DATA SECTION:

= = =

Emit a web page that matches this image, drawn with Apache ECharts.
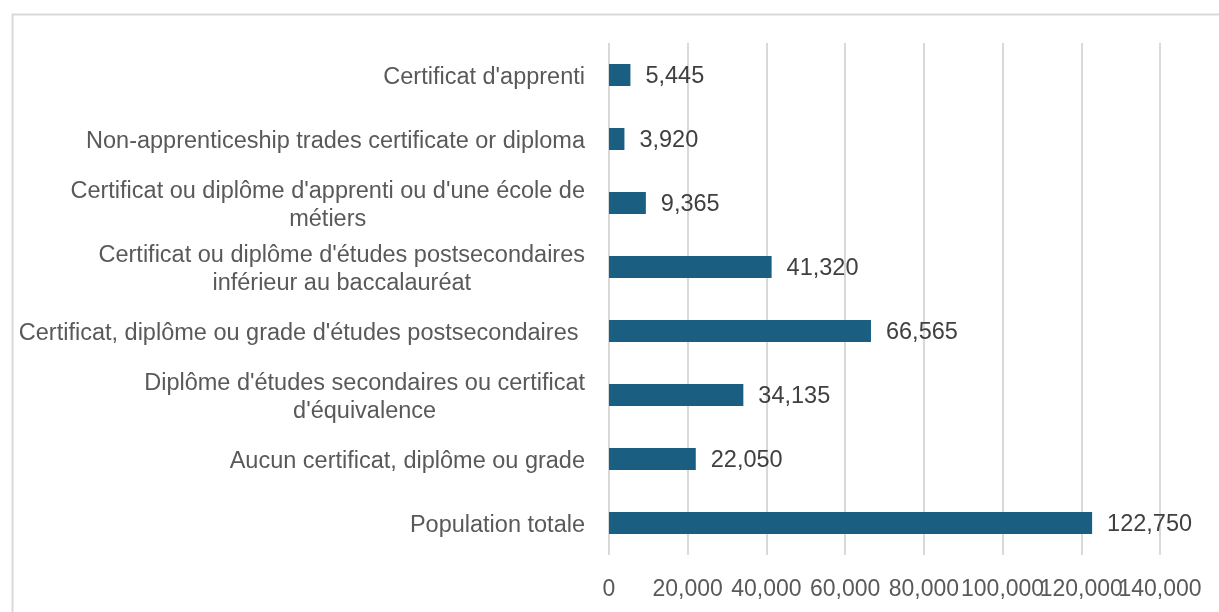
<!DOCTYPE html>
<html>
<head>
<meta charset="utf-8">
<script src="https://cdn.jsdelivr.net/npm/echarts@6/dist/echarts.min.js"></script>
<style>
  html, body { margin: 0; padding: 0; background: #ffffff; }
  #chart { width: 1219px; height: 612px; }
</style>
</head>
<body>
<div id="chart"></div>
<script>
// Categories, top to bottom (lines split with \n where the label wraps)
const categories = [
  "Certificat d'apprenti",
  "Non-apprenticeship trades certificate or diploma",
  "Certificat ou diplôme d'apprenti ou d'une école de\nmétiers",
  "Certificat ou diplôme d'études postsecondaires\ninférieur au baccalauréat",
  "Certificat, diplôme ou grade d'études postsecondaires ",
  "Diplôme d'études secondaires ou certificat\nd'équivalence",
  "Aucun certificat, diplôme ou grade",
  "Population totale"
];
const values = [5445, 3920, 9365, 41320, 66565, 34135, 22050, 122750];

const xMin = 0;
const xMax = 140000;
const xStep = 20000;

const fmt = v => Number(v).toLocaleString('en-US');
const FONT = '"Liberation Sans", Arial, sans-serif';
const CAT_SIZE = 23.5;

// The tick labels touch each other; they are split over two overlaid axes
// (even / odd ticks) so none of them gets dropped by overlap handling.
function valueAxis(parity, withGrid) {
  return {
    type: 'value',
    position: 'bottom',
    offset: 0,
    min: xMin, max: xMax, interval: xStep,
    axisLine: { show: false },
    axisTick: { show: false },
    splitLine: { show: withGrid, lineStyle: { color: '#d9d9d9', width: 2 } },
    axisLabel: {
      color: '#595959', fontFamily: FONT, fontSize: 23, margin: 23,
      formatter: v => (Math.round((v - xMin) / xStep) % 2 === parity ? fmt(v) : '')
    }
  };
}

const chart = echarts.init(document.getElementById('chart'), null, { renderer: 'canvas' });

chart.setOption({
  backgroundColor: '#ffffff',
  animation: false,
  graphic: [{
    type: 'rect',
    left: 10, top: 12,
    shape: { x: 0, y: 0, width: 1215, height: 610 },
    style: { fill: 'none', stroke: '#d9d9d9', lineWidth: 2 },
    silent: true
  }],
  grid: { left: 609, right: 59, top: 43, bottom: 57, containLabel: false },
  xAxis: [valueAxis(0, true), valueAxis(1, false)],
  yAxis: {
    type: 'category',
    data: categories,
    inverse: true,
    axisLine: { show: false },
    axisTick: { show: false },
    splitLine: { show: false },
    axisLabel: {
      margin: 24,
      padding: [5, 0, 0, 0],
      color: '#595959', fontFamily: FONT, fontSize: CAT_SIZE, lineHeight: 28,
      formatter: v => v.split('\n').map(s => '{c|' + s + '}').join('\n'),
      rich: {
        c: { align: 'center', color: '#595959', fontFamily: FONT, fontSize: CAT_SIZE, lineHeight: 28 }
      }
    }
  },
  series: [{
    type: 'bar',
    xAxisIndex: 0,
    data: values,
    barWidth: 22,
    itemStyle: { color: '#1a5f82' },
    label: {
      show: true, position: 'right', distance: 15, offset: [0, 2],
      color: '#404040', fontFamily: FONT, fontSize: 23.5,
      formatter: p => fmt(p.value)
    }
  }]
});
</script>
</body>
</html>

= = =

GOAL OF THE EXERCISE: Every line of the material is to be quoted exactly, with no pictures carried over.

ANSWER FOR THIS EXERCISE:
Emit a web page that matches this image, drawn with Apache ECharts.
<!DOCTYPE html>
<html>
<head>
<meta charset="utf-8">
<script src="https://cdn.jsdelivr.net/npm/echarts@6/dist/echarts.min.js"></script>
<style>
  html, body { margin: 0; padding: 0; background: #ffffff; }
  #chart { width: 1219px; height: 612px; }
</style>
</head>
<body>
<div id="chart"></div>
<script>
// Categories, top to bottom (lines split with \n where the label wraps)
const categories = [
  "Certificat d'apprenti",
  "Non-apprenticeship trades certificate or diploma",
  "Certificat ou diplôme d'apprenti ou d'une école de\nmétiers",
  "Certificat ou diplôme d'études postsecondaires\ninférieur au baccalauréat",
  "Certificat, diplôme ou grade d'études postsecondaires ",
  "Diplôme d'études secondaires ou certificat\nd'équivalence",
  "Aucun certificat, diplôme ou grade",
  "Population totale"
];
const values = [5445, 3920, 9365, 41320, 66565, 34135, 22050, 122750];

const xMin = 0;
const xMax = 140000;
const xStep = 20000;

const fmt = v => Number(v).toLocaleString('en-US');
const FONT = '"Liberation Sans", Arial, sans-serif';
const CAT_SIZE = 23.5;

// The tick labels touch each other; they are split over two overlaid axes
// (even / odd ticks) so none of them gets dropped by overlap handling.
function valueAxis(parity, withGrid) {
  return {
    type: 'value',
    position: 'bottom',
    offset: 0,
    min: xMin, max: xMax, interval: xStep,
    axisLine: { show: false },
    axisTick: { show: false },
    splitLine: { show: withGrid, lineStyle: { color: '#d9d9d9', width: 2 } },
    axisLabel: {
      color: '#595959', fontFamily: FONT, fontSize: 23, margin: 23,
      formatter: v => (Math.round((v - xMin) / xStep) % 2 === parity ? fmt(v) : '')
    }
  };
}

const chart = echarts.init(document.getElementById('chart'), null, { renderer: 'canvas' });

chart.setOption({
  backgroundColor: '#ffffff',
  animation: false,
  graphic: [{
    type: 'rect',
    left: 10, top: 12,
    shape: { x: 0, y: 0, width: 1215, height: 610 },
    style: { fill: 'none', stroke: '#d9d9d9', lineWidth: 2 },
    silent: true
  }],
  grid: { left: 609, right: 59, top: 43, bottom: 57, containLabel: false },
  xAxis: [valueAxis(0, true), valueAxis(1, false)],
  yAxis: {
    type: 'category',
    data: categories,
    inverse: true,
    axisLine: { show: false },
    axisTick: { show: false },
    splitLine: { show: false },
    axisLabel: {
      margin: 24,
      padding: [5, 0, 0, 0],
      color: '#595959', fontFamily: FONT, fontSize: CAT_SIZE, lineHeight: 28,
      formatter: v => v.split('\n').map(s => '{c|' + s + '}').join('\n'),
      rich: {
        c: { align: 'center', color: '#595959', fontFamily: FONT, fontSize: CAT_SIZE, lineHeight: 28 }
      }
    }
  },
  series: [{
    type: 'bar',
    xAxisIndex: 0,
    data: values,
    barWidth: 22,
    itemStyle: { color: '#1a5f82' },
    label: {
      show: true, position: 'right', distance: 15, offset: [0, 2],
      color: '#404040', fontFamily: FONT, fontSize: 23.5,
      formatter: p => fmt(p.value)
    }
  }]
});
</script>
</body>
</html>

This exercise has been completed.